## Aim
Check each line of the material. Copy those containing "with".

## Supplied information
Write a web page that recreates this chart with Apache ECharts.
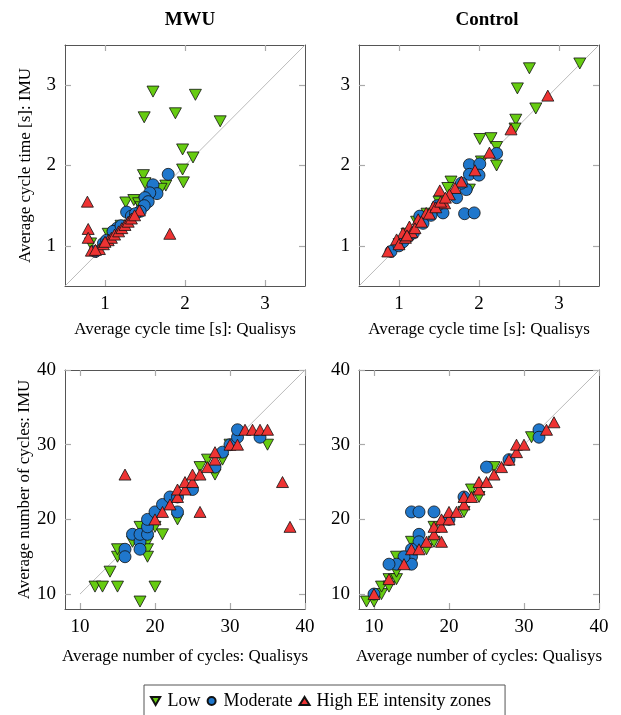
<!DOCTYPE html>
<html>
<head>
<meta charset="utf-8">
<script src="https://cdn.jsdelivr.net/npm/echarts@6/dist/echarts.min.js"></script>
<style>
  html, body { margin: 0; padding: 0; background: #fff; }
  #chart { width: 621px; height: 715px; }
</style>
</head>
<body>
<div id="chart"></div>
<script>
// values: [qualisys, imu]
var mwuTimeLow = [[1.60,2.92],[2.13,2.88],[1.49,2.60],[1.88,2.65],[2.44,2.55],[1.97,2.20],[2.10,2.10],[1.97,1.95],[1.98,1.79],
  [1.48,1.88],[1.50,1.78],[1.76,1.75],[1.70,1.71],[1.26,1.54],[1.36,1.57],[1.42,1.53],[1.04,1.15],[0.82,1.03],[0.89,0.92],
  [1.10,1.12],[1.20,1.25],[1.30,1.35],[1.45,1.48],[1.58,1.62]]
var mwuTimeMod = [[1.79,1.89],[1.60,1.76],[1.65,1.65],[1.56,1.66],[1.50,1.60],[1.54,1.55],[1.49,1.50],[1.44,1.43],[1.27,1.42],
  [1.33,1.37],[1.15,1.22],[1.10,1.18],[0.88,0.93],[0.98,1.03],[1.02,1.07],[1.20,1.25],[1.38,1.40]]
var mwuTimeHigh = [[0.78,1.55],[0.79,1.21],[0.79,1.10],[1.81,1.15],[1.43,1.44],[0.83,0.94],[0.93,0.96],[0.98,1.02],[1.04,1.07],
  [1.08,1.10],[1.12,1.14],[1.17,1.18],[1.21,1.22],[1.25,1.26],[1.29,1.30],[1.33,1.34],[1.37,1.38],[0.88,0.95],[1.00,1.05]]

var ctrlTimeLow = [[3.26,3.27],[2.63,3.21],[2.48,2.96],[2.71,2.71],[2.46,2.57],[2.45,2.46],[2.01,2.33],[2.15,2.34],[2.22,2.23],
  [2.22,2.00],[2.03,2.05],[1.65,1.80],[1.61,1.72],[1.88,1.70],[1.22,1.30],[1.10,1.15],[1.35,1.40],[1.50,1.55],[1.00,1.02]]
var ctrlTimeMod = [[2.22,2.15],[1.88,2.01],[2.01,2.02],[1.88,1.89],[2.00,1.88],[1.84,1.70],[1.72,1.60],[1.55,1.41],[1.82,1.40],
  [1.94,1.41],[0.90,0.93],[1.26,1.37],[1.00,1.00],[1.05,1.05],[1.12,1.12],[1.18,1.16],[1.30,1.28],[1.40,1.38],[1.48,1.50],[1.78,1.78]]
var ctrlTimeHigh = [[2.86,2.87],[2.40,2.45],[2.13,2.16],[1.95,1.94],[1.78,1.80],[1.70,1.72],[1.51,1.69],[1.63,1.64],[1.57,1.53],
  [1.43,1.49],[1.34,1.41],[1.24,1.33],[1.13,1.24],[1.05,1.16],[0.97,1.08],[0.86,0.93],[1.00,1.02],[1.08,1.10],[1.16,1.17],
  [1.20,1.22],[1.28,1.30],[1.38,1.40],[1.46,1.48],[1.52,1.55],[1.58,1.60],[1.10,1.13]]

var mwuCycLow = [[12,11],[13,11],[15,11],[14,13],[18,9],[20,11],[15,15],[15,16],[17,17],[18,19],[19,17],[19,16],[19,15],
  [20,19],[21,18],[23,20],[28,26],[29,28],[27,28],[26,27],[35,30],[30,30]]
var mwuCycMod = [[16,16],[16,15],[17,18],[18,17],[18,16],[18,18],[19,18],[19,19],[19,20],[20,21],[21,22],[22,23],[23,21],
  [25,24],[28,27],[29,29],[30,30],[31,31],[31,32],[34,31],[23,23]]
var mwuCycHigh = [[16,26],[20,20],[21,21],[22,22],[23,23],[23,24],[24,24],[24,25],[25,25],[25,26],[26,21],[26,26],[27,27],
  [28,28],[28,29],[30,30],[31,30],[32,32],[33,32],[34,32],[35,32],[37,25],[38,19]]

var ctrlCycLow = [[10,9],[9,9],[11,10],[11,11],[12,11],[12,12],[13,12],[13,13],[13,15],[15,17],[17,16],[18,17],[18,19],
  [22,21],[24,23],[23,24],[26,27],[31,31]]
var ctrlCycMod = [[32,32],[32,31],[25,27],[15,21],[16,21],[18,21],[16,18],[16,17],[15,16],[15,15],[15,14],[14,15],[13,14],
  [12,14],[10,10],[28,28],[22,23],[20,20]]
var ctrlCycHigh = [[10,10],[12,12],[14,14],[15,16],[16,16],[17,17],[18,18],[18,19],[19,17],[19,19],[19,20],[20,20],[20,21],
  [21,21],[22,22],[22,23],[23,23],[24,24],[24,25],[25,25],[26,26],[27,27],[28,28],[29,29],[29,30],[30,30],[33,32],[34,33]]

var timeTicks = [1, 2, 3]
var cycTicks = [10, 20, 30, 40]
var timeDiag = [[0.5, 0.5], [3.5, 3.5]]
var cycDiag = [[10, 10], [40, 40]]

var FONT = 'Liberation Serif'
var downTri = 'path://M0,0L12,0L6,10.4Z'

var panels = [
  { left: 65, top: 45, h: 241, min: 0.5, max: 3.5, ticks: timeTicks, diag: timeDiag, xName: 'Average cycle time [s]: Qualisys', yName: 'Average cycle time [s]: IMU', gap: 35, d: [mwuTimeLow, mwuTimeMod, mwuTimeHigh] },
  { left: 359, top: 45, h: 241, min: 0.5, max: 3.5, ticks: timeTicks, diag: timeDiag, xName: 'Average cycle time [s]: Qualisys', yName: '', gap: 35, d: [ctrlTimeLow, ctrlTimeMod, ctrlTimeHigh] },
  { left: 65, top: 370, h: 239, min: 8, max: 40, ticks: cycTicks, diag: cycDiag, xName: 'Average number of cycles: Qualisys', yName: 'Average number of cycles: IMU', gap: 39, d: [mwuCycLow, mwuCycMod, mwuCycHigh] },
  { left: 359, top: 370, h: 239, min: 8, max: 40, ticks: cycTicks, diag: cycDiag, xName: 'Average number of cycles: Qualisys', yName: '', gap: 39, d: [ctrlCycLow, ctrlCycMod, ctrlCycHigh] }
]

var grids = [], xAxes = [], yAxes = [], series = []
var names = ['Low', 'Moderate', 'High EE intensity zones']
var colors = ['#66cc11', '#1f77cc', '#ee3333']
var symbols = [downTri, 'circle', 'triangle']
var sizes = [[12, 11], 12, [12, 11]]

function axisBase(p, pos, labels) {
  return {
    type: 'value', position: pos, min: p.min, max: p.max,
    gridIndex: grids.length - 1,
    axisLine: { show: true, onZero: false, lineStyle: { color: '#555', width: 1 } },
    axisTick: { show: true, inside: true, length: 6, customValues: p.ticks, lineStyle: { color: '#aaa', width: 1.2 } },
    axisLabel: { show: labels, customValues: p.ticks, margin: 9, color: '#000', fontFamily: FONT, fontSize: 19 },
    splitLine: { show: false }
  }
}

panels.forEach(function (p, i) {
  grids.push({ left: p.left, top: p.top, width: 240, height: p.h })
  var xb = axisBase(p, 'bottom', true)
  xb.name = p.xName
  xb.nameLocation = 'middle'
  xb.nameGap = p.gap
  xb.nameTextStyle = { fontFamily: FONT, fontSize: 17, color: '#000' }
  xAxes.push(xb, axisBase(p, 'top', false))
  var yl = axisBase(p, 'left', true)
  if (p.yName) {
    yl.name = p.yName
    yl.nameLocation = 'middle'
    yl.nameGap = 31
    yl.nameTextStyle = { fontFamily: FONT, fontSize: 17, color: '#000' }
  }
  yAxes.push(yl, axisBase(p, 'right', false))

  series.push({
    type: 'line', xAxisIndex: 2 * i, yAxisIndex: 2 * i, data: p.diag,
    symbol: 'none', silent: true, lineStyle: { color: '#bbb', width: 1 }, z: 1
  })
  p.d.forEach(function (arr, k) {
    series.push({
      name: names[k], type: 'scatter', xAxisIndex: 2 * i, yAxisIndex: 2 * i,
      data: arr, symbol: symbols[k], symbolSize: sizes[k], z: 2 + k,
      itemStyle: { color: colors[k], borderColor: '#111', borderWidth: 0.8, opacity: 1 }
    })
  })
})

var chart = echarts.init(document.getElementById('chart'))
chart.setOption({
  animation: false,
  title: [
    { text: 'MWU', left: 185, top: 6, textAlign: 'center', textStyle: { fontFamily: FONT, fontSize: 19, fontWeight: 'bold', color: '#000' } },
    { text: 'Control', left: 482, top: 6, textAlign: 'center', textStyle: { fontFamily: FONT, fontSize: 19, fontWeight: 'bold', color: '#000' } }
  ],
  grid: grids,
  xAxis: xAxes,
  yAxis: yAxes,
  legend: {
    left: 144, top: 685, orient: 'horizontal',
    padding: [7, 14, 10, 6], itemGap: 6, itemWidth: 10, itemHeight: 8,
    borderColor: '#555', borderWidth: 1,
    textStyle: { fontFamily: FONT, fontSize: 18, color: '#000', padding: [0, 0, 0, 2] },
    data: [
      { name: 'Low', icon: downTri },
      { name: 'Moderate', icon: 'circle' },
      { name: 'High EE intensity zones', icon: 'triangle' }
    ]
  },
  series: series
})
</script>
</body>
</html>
---
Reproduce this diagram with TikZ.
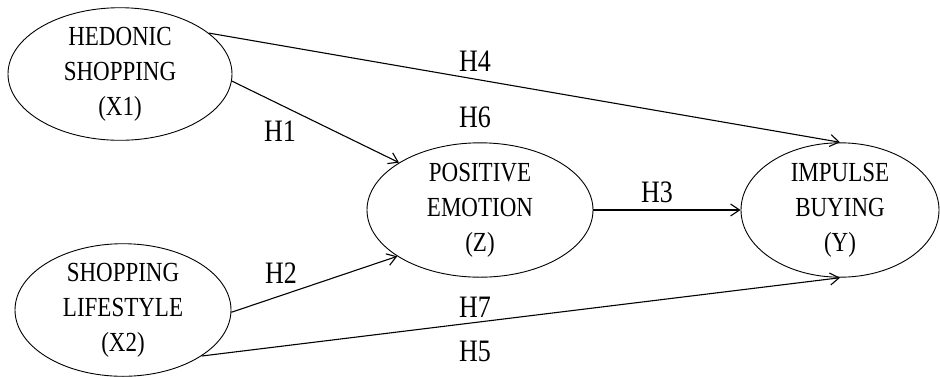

## Answer to this problem
Write a web page that recreates this chart with Apache ECharts.
Reproduce this diagram with TikZ.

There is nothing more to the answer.